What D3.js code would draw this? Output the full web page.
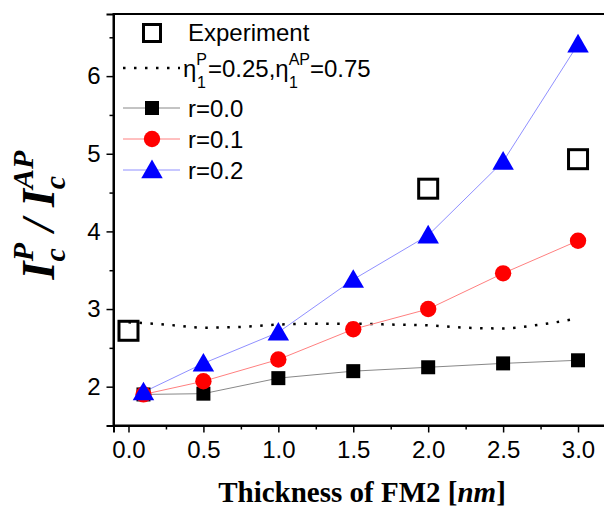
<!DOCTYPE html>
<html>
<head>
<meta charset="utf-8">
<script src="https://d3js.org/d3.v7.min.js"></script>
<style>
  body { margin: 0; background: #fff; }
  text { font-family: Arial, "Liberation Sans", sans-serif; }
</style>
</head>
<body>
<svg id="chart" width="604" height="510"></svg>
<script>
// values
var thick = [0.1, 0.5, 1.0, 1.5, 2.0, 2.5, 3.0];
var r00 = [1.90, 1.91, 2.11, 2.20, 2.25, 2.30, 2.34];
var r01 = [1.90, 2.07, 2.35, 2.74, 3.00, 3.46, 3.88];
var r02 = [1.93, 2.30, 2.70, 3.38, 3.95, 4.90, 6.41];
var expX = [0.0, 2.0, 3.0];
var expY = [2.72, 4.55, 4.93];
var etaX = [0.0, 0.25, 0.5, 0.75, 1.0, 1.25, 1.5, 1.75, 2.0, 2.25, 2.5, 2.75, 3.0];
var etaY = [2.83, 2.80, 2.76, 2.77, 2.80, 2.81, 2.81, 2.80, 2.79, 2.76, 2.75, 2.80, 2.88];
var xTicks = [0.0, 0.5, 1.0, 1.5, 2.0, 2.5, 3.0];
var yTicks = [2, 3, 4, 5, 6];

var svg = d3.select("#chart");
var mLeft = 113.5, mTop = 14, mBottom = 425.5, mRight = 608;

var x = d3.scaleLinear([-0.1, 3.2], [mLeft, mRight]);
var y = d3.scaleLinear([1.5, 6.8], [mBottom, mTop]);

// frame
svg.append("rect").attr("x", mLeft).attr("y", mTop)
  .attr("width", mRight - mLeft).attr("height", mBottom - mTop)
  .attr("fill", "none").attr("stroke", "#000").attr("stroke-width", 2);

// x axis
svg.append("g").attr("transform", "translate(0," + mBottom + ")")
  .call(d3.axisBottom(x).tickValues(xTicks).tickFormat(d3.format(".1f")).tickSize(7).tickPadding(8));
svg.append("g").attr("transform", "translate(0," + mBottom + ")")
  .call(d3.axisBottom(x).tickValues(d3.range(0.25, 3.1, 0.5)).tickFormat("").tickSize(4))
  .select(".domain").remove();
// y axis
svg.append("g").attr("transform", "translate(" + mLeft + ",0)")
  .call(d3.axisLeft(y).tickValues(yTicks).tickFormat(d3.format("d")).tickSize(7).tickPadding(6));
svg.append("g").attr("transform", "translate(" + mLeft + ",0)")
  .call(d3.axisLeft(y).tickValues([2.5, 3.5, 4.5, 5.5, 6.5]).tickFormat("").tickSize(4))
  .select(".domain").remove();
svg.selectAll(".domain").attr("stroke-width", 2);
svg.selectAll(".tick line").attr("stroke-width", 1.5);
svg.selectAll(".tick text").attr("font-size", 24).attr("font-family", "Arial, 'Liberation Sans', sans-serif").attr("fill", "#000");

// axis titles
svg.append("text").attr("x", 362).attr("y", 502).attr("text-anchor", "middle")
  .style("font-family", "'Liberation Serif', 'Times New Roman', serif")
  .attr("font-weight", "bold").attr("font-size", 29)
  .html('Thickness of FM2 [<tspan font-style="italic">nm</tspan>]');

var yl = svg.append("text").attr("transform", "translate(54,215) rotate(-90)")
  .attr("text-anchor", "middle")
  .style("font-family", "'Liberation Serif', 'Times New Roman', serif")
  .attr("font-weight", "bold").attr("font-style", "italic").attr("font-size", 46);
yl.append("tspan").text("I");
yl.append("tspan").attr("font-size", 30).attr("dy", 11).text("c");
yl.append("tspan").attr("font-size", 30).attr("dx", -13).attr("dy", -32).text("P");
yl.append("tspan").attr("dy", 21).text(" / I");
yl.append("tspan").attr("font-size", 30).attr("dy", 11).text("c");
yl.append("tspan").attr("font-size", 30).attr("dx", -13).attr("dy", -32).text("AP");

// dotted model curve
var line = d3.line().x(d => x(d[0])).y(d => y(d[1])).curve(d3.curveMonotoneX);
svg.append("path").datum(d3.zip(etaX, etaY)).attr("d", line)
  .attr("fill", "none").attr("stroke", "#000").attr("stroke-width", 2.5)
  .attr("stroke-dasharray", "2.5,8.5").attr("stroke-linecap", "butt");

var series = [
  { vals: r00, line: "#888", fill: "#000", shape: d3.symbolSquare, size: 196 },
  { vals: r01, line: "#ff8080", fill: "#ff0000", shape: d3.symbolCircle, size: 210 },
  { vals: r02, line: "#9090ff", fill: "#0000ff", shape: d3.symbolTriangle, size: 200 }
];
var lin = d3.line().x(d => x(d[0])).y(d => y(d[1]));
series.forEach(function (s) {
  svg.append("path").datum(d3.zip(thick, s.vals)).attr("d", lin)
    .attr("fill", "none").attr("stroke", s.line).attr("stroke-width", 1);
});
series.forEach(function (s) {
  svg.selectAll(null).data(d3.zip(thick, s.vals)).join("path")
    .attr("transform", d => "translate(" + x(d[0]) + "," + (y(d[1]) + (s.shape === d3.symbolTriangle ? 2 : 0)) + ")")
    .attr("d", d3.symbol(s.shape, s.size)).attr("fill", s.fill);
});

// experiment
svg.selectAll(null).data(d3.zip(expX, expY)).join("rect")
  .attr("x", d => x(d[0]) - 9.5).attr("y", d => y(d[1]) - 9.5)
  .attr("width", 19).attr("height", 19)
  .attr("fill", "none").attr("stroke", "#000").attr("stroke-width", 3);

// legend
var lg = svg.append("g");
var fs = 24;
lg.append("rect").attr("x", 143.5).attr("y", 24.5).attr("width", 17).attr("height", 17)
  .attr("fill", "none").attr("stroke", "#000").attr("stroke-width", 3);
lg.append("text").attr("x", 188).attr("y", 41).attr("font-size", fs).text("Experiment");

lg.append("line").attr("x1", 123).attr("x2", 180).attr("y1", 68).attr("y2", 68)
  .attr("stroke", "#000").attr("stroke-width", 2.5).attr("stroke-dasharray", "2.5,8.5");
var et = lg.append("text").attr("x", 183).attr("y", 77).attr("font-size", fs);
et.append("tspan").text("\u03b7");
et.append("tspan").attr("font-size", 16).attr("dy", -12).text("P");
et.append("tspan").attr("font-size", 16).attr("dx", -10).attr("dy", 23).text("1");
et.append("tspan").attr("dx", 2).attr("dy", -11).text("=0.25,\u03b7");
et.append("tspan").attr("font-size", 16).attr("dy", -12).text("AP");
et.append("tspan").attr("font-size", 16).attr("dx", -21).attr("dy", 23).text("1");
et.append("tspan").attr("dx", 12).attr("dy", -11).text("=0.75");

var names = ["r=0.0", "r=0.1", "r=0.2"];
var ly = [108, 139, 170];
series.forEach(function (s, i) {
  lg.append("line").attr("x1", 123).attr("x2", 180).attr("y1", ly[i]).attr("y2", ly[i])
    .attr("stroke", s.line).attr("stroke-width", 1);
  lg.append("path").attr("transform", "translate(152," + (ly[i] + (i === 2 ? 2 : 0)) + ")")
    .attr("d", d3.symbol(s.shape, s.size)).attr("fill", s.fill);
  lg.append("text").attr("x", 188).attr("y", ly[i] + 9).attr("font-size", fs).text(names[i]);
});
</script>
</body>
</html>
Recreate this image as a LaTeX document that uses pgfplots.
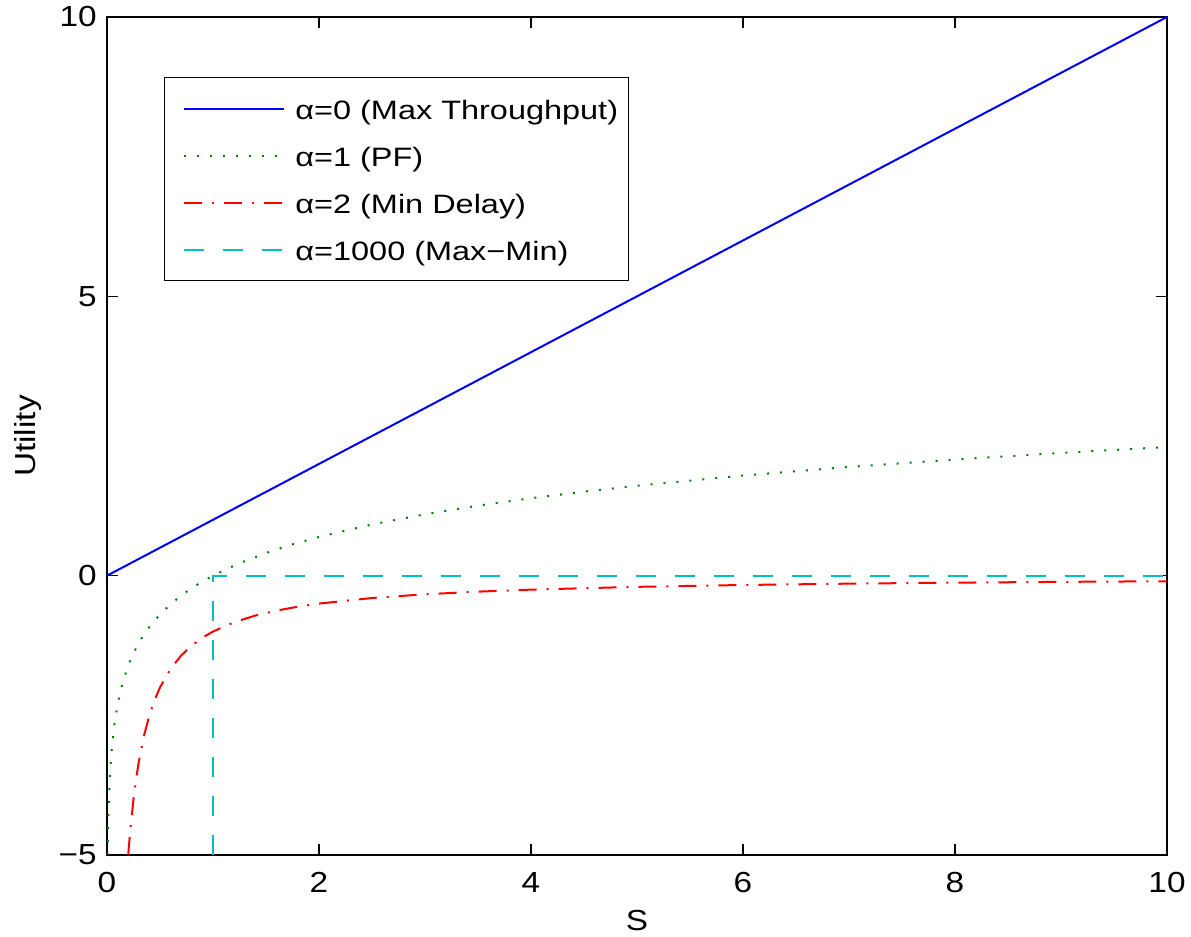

# # # #

▶ [PROBLEM TO WORK ON]: Reproduce all of the material above word for word. Omit the pictures.

▶ [FULL RESPONSE]:
What D3.js code would draw this? Output the full web page.
<!DOCTYPE html>
<html>
<head>
<meta charset="utf-8">
<script src="https://d3js.org/d3.v7.min.js"></script>
<style>
  body { margin: 0; background: #fff; }
  text { font-family: Arial, "Liberation Sans", sans-serif; }
</style>
</head>
<body>
<svg id="chart" width="604" height="510"></svg>
<script>
// values
var thick = [0.1, 0.5, 1.0, 1.5, 2.0, 2.5, 3.0];
var r00 = [1.90, 1.91, 2.11, 2.20, 2.25, 2.30, 2.34];
var r01 = [1.90, 2.07, 2.35, 2.74, 3.00, 3.46, 3.88];
var r02 = [1.93, 2.30, 2.70, 3.38, 3.95, 4.90, 6.41];
var expX = [0.0, 2.0, 3.0];
var expY = [2.72, 4.55, 4.93];
var etaX = [0.0, 0.25, 0.5, 0.75, 1.0, 1.25, 1.5, 1.75, 2.0, 2.25, 2.5, 2.75, 3.0];
var etaY = [2.83, 2.80, 2.76, 2.77, 2.80, 2.81, 2.81, 2.80, 2.79, 2.76, 2.75, 2.80, 2.88];
var xTicks = [0.0, 0.5, 1.0, 1.5, 2.0, 2.5, 3.0];
var yTicks = [2, 3, 4, 5, 6];

var svg = d3.select("#chart");
var mLeft = 113.5, mTop = 14, mBottom = 425.5, mRight = 608;

var x = d3.scaleLinear([-0.1, 3.2], [mLeft, mRight]);
var y = d3.scaleLinear([1.5, 6.8], [mBottom, mTop]);

// frame
svg.append("rect").attr("x", mLeft).attr("y", mTop)
  .attr("width", mRight - mLeft).attr("height", mBottom - mTop)
  .attr("fill", "none").attr("stroke", "#000").attr("stroke-width", 2);

// x axis
svg.append("g").attr("transform", "translate(0," + mBottom + ")")
  .call(d3.axisBottom(x).tickValues(xTicks).tickFormat(d3.format(".1f")).tickSize(7).tickPadding(8));
svg.append("g").attr("transform", "translate(0," + mBottom + ")")
  .call(d3.axisBottom(x).tickValues(d3.range(0.25, 3.1, 0.5)).tickFormat("").tickSize(4))
  .select(".domain").remove();
// y axis
svg.append("g").attr("transform", "translate(" + mLeft + ",0)")
  .call(d3.axisLeft(y).tickValues(yTicks).tickFormat(d3.format("d")).tickSize(7).tickPadding(6));
svg.append("g").attr("transform", "translate(" + mLeft + ",0)")
  .call(d3.axisLeft(y).tickValues([2.5, 3.5, 4.5, 5.5, 6.5]).tickFormat("").tickSize(4))
  .select(".domain").remove();
svg.selectAll(".domain").attr("stroke-width", 2);
svg.selectAll(".tick line").attr("stroke-width", 1.5);
svg.selectAll(".tick text").attr("font-size", 24).attr("font-family", "Arial, 'Liberation Sans', sans-serif").attr("fill", "#000");

// axis titles
svg.append("text").attr("x", 362).attr("y", 502).attr("text-anchor", "middle")
  .style("font-family", "'Liberation Serif', 'Times New Roman', serif")
  .attr("font-weight", "bold").attr("font-size", 29)
  .html('Thickness of FM2 [<tspan font-style="italic">nm</tspan>]');

var yl = svg.append("text").attr("transform", "translate(54,215) rotate(-90)")
  .attr("text-anchor", "middle")
  .style("font-family", "'Liberation Serif', 'Times New Roman', serif")
  .attr("font-weight", "bold").attr("font-style", "italic").attr("font-size", 46);
yl.append("tspan").text("I");
yl.append("tspan").attr("font-size", 30).attr("dy", 11).text("c");
yl.append("tspan").attr("font-size", 30).attr("dx", -13).attr("dy", -32).text("P");
yl.append("tspan").attr("dy", 21).text(" / I");
yl.append("tspan").attr("font-size", 30).attr("dy", 11).text("c");
yl.append("tspan").attr("font-size", 30).attr("dx", -13).attr("dy", -32).text("AP");

// dotted model curve
var line = d3.line().x(d => x(d[0])).y(d => y(d[1])).curve(d3.curveMonotoneX);
svg.append("path").datum(d3.zip(etaX, etaY)).attr("d", line)
  .attr("fill", "none").attr("stroke", "#000").attr("stroke-width", 2.5)
  .attr("stroke-dasharray", "2.5,8.5").attr("stroke-linecap", "butt");

var series = [
  { vals: r00, line: "#888", fill: "#000", shape: d3.symbolSquare, size: 196 },
  { vals: r01, line: "#ff8080", fill: "#ff0000", shape: d3.symbolCircle, size: 210 },
  { vals: r02, line: "#9090ff", fill: "#0000ff", shape: d3.symbolTriangle, size: 200 }
];
var lin = d3.line().x(d => x(d[0])).y(d => y(d[1]));
series.forEach(function (s) {
  svg.append("path").datum(d3.zip(thick, s.vals)).attr("d", lin)
    .attr("fill", "none").attr("stroke", s.line).attr("stroke-width", 1);
});
series.forEach(function (s) {
  svg.selectAll(null).data(d3.zip(thick, s.vals)).join("path")
    .attr("transform", d => "translate(" + x(d[0]) + "," + (y(d[1]) + (s.shape === d3.symbolTriangle ? 2 : 0)) + ")")
    .attr("d", d3.symbol(s.shape, s.size)).attr("fill", s.fill);
});

// experiment
svg.selectAll(null).data(d3.zip(expX, expY)).join("rect")
  .attr("x", d => x(d[0]) - 9.5).attr("y", d => y(d[1]) - 9.5)
  .attr("width", 19).attr("height", 19)
  .attr("fill", "none").attr("stroke", "#000").attr("stroke-width", 3);

// legend
var lg = svg.append("g");
var fs = 24;
lg.append("rect").attr("x", 143.5).attr("y", 24.5).attr("width", 17).attr("height", 17)
  .attr("fill", "none").attr("stroke", "#000").attr("stroke-width", 3);
lg.append("text").attr("x", 188).attr("y", 41).attr("font-size", fs).text("Experiment");

lg.append("line").attr("x1", 123).attr("x2", 180).attr("y1", 68).attr("y2", 68)
  .attr("stroke", "#000").attr("stroke-width", 2.5).attr("stroke-dasharray", "2.5,8.5");
var et = lg.append("text").attr("x", 183).attr("y", 77).attr("font-size", fs);
et.append("tspan").text("\u03b7");
et.append("tspan").attr("font-size", 16).attr("dy", -12).text("P");
et.append("tspan").attr("font-size", 16).attr("dx", -10).attr("dy", 23).text("1");
et.append("tspan").attr("dx", 2).attr("dy", -11).text("=0.25,\u03b7");
et.append("tspan").attr("font-size", 16).attr("dy", -12).text("AP");
et.append("tspan").attr("font-size", 16).attr("dx", -21).attr("dy", 23).text("1");
et.append("tspan").attr("dx", 12).attr("dy", -11).text("=0.75");

var names = ["r=0.0", "r=0.1", "r=0.2"];
var ly = [108, 139, 170];
series.forEach(function (s, i) {
  lg.append("line").attr("x1", 123).attr("x2", 180).attr("y1", ly[i]).attr("y2", ly[i])
    .attr("stroke", s.line).attr("stroke-width", 1);
  lg.append("path").attr("transform", "translate(152," + (ly[i] + (i === 2 ? 2 : 0)) + ")")
    .attr("d", d3.symbol(s.shape, s.size)).attr("fill", s.fill);
  lg.append("text").attr("x", 188).attr("y", ly[i] + 9).attr("font-size", fs).text(names[i]);
});
</script>
</body>
</html>
Recreate this image as a LaTeX document that uses pgfplots.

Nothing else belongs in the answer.